Both domestic and international money is welcome. According to the pitch book, mainland investors would chip in by depositing the money with a mainland bank which would then instruct its Hong Kong branch to provide a bridging loan for the investment.

That is a classical conduit for draining foreign exchange. The amount of money might not have sounded too big in the old days. But when the yuan is on the defensive, the authorities will tolerate no leakage.

The graft-fighters are also unhappy about the boom in reverse takeovers.

When the returns are enormous and everything hinges on the regulators, corruption finds fertile ground. Opaque holdings via private equity make it hard to hunt down the benefactors.

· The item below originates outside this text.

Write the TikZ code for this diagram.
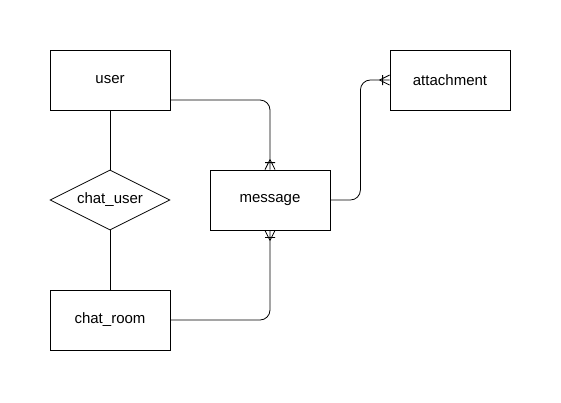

In the case of Focus Media, the private equity partners paid US$3.78 billion to take the advertising company off the market in May 2013.

When its acquisition of a shell company was approved in December, its valuation rocketed to US$11 billion – that’s a US$7.28 billion, or 95 per cent, gain within three years.

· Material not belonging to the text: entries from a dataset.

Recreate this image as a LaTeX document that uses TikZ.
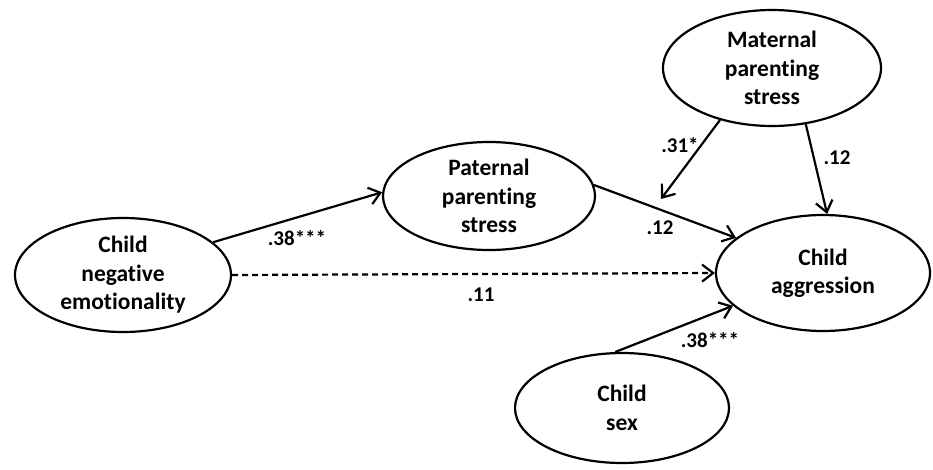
\documentclass[tikz,border=0pt]{standalone}
\usepackage{fontspec}
\setmainfont{Carlito}[Ligatures=NoCommon]
\usetikzlibrary{shapes.geometric,arrows.meta}
\begin{document}
\begin{tikzpicture}[x=1pt,y=-1pt,
  latent/.style={draw,ellipse,line width=2.2pt,inner sep=0pt,align=center,
    font=\fontsize{23.5}{28.5}\selectfont\bfseries},
  path/.style={line width=2.2pt,-{Straight Barb[length=11pt,width=17pt,line width=2.2pt]}},
  coef/.style={font=\fontsize{21}{24}\selectfont\bfseries,inner sep=1pt}]
\useasboundingbox (0,0) rectangle (933,469);
\node[latent,minimum width=216pt,minimum height=114pt] (neg) at (123,275) {Child\\negative\\emotionality};
\node[latent,minimum width=212pt,minimum height=108pt] (pat) at (489,196) {Paternal\\parenting\\stress};
\node[latent,minimum width=218pt,minimum height=116pt] (mat) at (772,68) {Maternal\\parenting\\stress};
\node[latent,minimum width=214pt,minimum height=116pt] (agg) at (823,273) {Child\\aggression};
\node[latent,minimum width=214pt,minimum height=110pt] (sex) at (622,408) {Child\\sex};
\coordinate (mod) at (661,199);
\draw[path] (neg.20) -- (pat.178);
\draw[path] (pat.6) -- (agg.158);
\draw[path,dashed,dash pattern=on 6pt off 4pt] (neg.east) -- (agg.west);
\draw[path] (sex.97) -- (agg.200);
\draw[path] (mat.-59) -- (agg.86);
\draw[path] (mat.225) -- (mod);
\node[coef] (l1) at (297,238) {.38***};
\node[coef] (l2) at (660,228) {.12};
\node[coef] (l3) at (680,145) {.31*};
\node[coef] (l4) at (837,158) {.12};
\node[coef] (l5) at (481,295) {.11};
\node[coef] (l6) at (710,340) {.38***};
\end{tikzpicture}
\end{document}
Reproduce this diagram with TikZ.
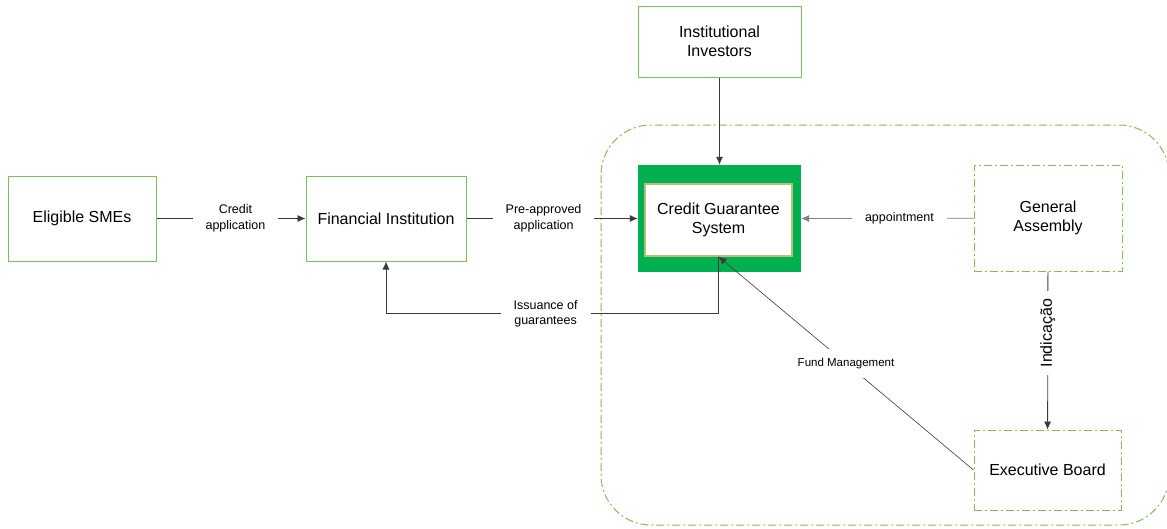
\documentclass[tikz,border=0pt]{standalone}
\usepackage{fontspec}
\setmainfont{Liberation Sans}
\usetikzlibrary{arrows.meta}
\definecolor{boxgreen}{HTML}{7FBF5C}
\definecolor{cgsgreen}{HTML}{00B050}
\definecolor{cgsedge}{HTML}{B3C07A}
\definecolor{linkgray}{HTML}{3A3A3A}
\tikzset{
  mainfont/.style={font=\fontsize{16}{19.5}\selectfont},
  plainbox/.style={draw=boxgreen, line width=1pt, fill=white, align=center, mainfont, inner sep=0pt},
  dashbox/.style={plainbox, dash pattern=on 8pt off 3pt on 2pt off 3pt},
  link/.style={draw=linkgray, line width=0.8pt, -{Latex[length=8pt,width=7pt]}},
  lbl/.style={fill=white, align=center, inner xsep=13pt, inner ysep=3pt, font=\fontsize{12.5}{15.5}\selectfont},
  smalllbl/.style={fill=white, align=center, inner xsep=4pt, inner ysep=9pt, font=\fontsize{11.5}{14}\selectfont}
}
\begin{document}
\begin{tikzpicture}[x=1pt,y=-1pt]
\useasboundingbox (0,0) rectangle (1167,528);
\clip (0,0) rectangle (1167,528);

% enclosing boundary of the guarantee system
\draw[boxgreen, line width=1pt, dash pattern=on 8pt off 3pt on 2pt off 3pt, rounded corners=50pt]
  (601,125) rectangle (1169,525);

% boxes
\node[plainbox, minimum width=148pt, minimum height=85pt] (sme) at (82,218.5) {Eligible SMEs};
\node[plainbox, minimum width=160pt, minimum height=85pt] (fi) at (386,218.5) {Financial Institution};
\node[plainbox, minimum width=163pt, minimum height=71pt] (ii) at (719.5,41.5) {Institutional\\Investors};
\node[fill=cgsgreen, minimum width=163pt, minimum height=107pt, inner sep=0pt] (cgsout) at (719.5,218.5) {};
\node[draw=cgsedge, line width=1.2pt, fill=white, minimum width=147pt, minimum height=72pt,
      align=center, mainfont, inner sep=0pt] (cgs) at (718.5,220) {Credit Guarantee\\System};
\node[dashbox, minimum width=148pt, minimum height=106pt] (ga) at (1048,218) {General\\Assembly};
\node[dashbox, minimum width=147pt, minimum height=80pt] (eb) at (1047.5,470) {Executive Board};

% flows
\draw[link] (sme) -- node[lbl, pos=0.53]{Credit\\application} (fi);
\draw[link] (fi) -- node[lbl, pos=0.45]{Pre-approved\\application} (cgsout.west);
\draw[link] (ii) -- (cgsout.north);
\draw[link, draw=gray] (ga) -- node[lbl, pos=0.43]{appointment} (cgsout.east);
\draw[link] (cgs.south) -- ++(0,57) -| node[lbl, pos=0.26]{Issuance of\\guarantees} (fi.south);
\draw[link] (ga) -- node[fill=white, inner xsep=8pt, inner ysep=2pt, mainfont, rotate=90, pos=0.39]{Indicação} (eb);
\draw[link, line width=0.6pt] (eb.west) -- node[smalllbl]{Fund Management} (cgs.south);
\end{tikzpicture}
\end{document}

Who are the lucky few? The public has no idea.

On the initial list of financiers in 2013, US-based Carlyle Group, mainland-based FountainVest Partners, Citic Capital and China Everbright were listed the initial investors.

They were the primary arrangers who on-sold much of their stakes, and risk, to other investors.

A few months before the reverse takeover, Focus Media’s shareholders’ list was updated to include 43 investors. Among them are six overseas investment vehicles, 30 mainland private equity outfits and seven others. Each is holding a few per cent.

These concerns are real. However, they won’t be enough to bring back-door listings to a halt.

The government needs them. The fact is a listed shell is probably the most valuable asset of many state-owned enterprises nowadays. It can easily fetch 5 billion yuan.

Back-door listings are the last chance for them to cash in to fund lay-offs, repay debt or to do whatever restructuring the government is planning.

It is therefore not surprising to see that more than 60 per cent of the reverse takeovers approved in the past 12 months involved state-owned shells.

The door is closing but is not shut. Those most likely to get in would involve state-owned shells, no privatisation and therefore no exodus of foreign exchange and little private equity. Of course, political clout does matter.